More work needs to be done on false reassurance in all its guises, Marteau argues. To that end, her team has just begun a study, funded by the MRC, focusing on the experiences of the parents of children with Down's Syndrome. "We're comparing parents of 100 children born following negative results in screening, 100 who weren't offered it, and 50 who declined, and looking at how they have adjusted to the birth of the child," she says.
"There's a general question: is the widespread availability of screening leading people to expect that nothing will be wrong with the baby? Given that health professionals don't explain tests very well, many people are very unclear that they have had a specific test. So are people feeling cheated generally? Or are those with the false negative results more likely to blame, and so have more difficulty in adjusting, to the child? Or is giving birth to a child with Down's such a major event that the screening history pales into insignificance?" And what of the future? "I find it hard to see where genetic screening is going to go," she says. "At the moment we can articulate the problems pretty well, in both how staff are trained and how people process risk information, but we've barely made a start on finding ways of overcoming them."

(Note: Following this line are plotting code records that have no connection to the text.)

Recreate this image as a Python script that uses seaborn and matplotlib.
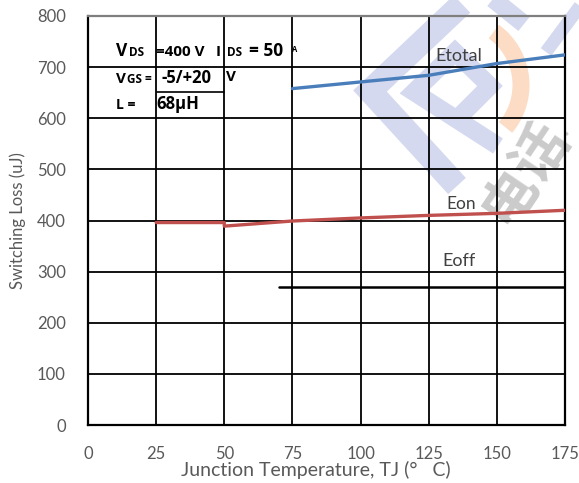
import numpy as np
import pandas as pd
import matplotlib
matplotlib.use("Agg")
import matplotlib.pyplot as plt
from matplotlib.lines import Line2D
import seaborn as sns

# ---- data -------------------------------------------------------------
temp_etotal = [75, 100, 125, 150, 175]
etotal = [658, 671, 684, 707, 724]

temp_eon = [25, 50, 50, 75, 100, 125, 150, 175]
eon = [396, 396, 389, 399, 405, 410, 414, 420]

temp_eoff = [70, 175]
eoff = [270, 270]

x_ticks = [0, 25, 50, 75, 100, 125, 150, 175]
y_ticks = [0, 100, 200, 300, 400, 500, 600, 700, 800]

# ---- figure -----------------------------------------------------------
sns.set_theme(style="white")
plt.rcParams["font.family"] = ["Lato", "DejaVu Sans"]

W, H = 579, 483
fig = plt.figure(figsize=(W / 100, H / 100), dpi=100)
fig.patch.set_facecolor("white")


def P(px, py):
    """pixel position (from top-left) -> figure fraction"""
    return px / W, 1 - py / H


# background logo watermark (drawn on the figure, behind the axes content)
blue = "#d4d9ef"
def band(pts, width, color, z=0.5):
    xs, ys = zip(*[P(*p) for p in pts])
    fig.add_artist(Line2D(xs, ys, transform=fig.transFigure, color=color,
                          lw=width * 0.72, solid_capstyle="butt",
                          solid_joinstyle="miter", zorder=z))

band([(457, 186), (370, 91), (462, 4)], 24, blue)
band([(498, 146), (414, 92), (455, 52), (490, 86), (458, 118)], 18, blue)
band([(488, -5), (524, 24)], 18, blue)
band([(583, 2), (546, 52)], 13, blue)

ang = np.radians(np.linspace(-40, 54, 60))
arc = [(455 + 66 * np.cos(a), 85 - 66 * np.sin(a)) for a in ang]
band(arc, 17, "#fcdcc4")

for ch, (cx, cy), fs in [("电", (510, 196), 40), ("话", (541, 153), 40),
                         ("•", (567, 130), 10)]:
    fx, fy = P(cx, cy)
    fig.text(fx, fy, ch, family=["Noto Sans CJK SC", "DejaVu Sans"],
             fontsize=fs, fontweight="bold", color="#cbcbcb", rotation=56,
             ha="center", va="center", zorder=0.6)

# ---- axes -------------------------------------------------------------
ax = fig.add_axes([88 / W, 1 - 425 / H, (565 - 88) / W, (425 - 16) / H])
ax.set_facecolor("none")
ax.set_zorder(1)

sns.lineplot(x=temp_etotal, y=etotal, ax=ax, color="#4a7ebb", lw=2.4,
             estimator=None, sort=False, zorder=4)
sns.lineplot(x=temp_eon, y=eon, ax=ax, color="#c0504d", lw=2.4,
             estimator=None, sort=False, zorder=4)
sns.lineplot(x=temp_eoff, y=eoff, ax=ax, color="black", lw=1.8,
             estimator=None, sort=False, zorder=4)

ax.set_xlim(0, 175)
ax.set_ylim(0, 800)
ax.set_xticks(x_ticks)
ax.set_yticks(y_ticks)
ax.grid(True, color="black", lw=1.3)
ax.set_axisbelow(True)
for side, sp in ax.spines.items():
    sp.set_visible(True)
    sp.set_color("black")
    sp.set_linewidth(1.6)
ax.spines["top"].set_color("#7f7f7f")
ax.tick_params(axis="both", length=0, labelsize=12, labelcolor="#595959")
ax.tick_params(axis="x", pad=15)
ax.tick_params(axis="y", pad=16)

ax.set_xlabel("Junction Temperature, TJ (°   C)", fontsize=14,
              color="#595959", labelpad=-1)
ax.xaxis.label.set_x(0.477)
ax.set_ylabel("Switching Loss (uJ)", fontsize=12, color="#595959",
              labelpad=8)

# curve names
ax.text(136, 722, "Etotal", fontsize=13, color="#404040", ha="center", va="center", zorder=5)
ax.text(137, 432, "Eon", fontsize=12.5, color="#404040", ha="center", va="center", zorder=5)
ax.text(136, 321, "Eoff", fontsize=13, color="#404040", ha="center", va="center", zorder=5)

# test conditions block
def t(px, py, s, size):
    fx, fy = P(px, py)
    fig.text(fx, fy, s, fontsize=size, fontweight="bold", color="black",
             ha="left", va="baseline", zorder=6,
             family=["Open Sans", "DejaVu Sans"])

t(116, 56, "V", 12.5)
t(129, 56, "DS", 8.5)
t(156, 56, "=400 V", 11)
t(216, 56, "I", 11)
t(227, 56, "DS", 8.5)
t(249, 56, "= 50", 12.5)
t(292, 52, "A", 5.5)
t(116, 83, "V", 11)
t(127, 83, "GS =", 8.5)
t(161, 83, "-5/+20", 12)
t(226, 81, "V", 11)
t(116, 109, "L =", 10)
t(156, 109, "68μH", 12)

x0, y0 = P(157, 92)
x1, _ = P(224, 92)
fig.add_artist(Line2D([x0, x1], [y0, y0], transform=fig.transFigure,
                      color="black", lw=1.2, zorder=6))

fig.savefig("out.png", dpi=100)
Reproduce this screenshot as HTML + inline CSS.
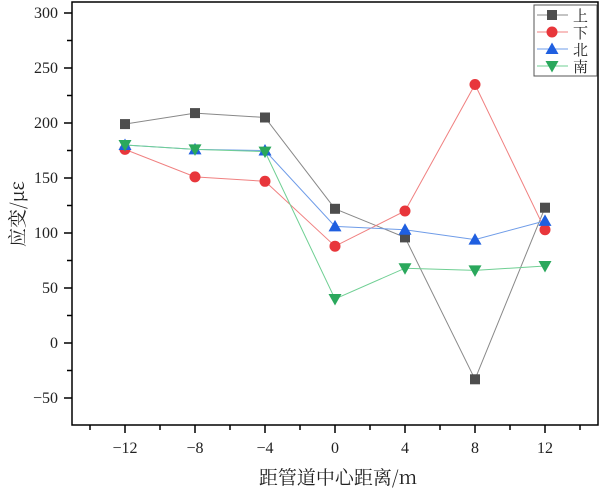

With a sharp eye to the next genetic development on the horizon, Marteau is also investigating how people conceptualise inheritance and genes in the context of "multifactorial" conditions such as heart disease, diabetes, cancer and even traits such as intelligence. What will happen when people are offered gene-based forecasts of their susceptibility to disease? Are people going to flip straight over into some sort of genetic determinism? Or are they more sophisticated? And even if they do see genes as destiny, is there any way that you can give the information that would stop them from doing that?
Already some of the group's work suggests that talk of genes in a medical context can be counterproductive. A recent study by a PhD student in Marteau's team focused on an inherited condition known as familial hypercholesterolaemia. Parents who understand that their children had high levels of cholesterol in their blood were confident they could tackle the problem with diet and drug therapy. But those who had understood that a defective gene was to blame seemed much more fatalistic and felt there was little that could be done to help.
Yet Marteau and colleagues have also found that members of families at risk from the inherited bowel cancer FAP seem to resist thinking in genetically deterministic ways, despite their awareness of the fact that the cancer is a dominantly inherited condition linked to a single defective gene. "Even though they have been attending clinics and know quite a bit about it, they still conceptualise it as being a multifactorial condition," says Marteau. "It is not that they are ignorant, it's just that people have a sense that a gene may be necessary but not sufficient - there are environmental triggers. Scientifically I don't think it's that bad a way of thinking about it."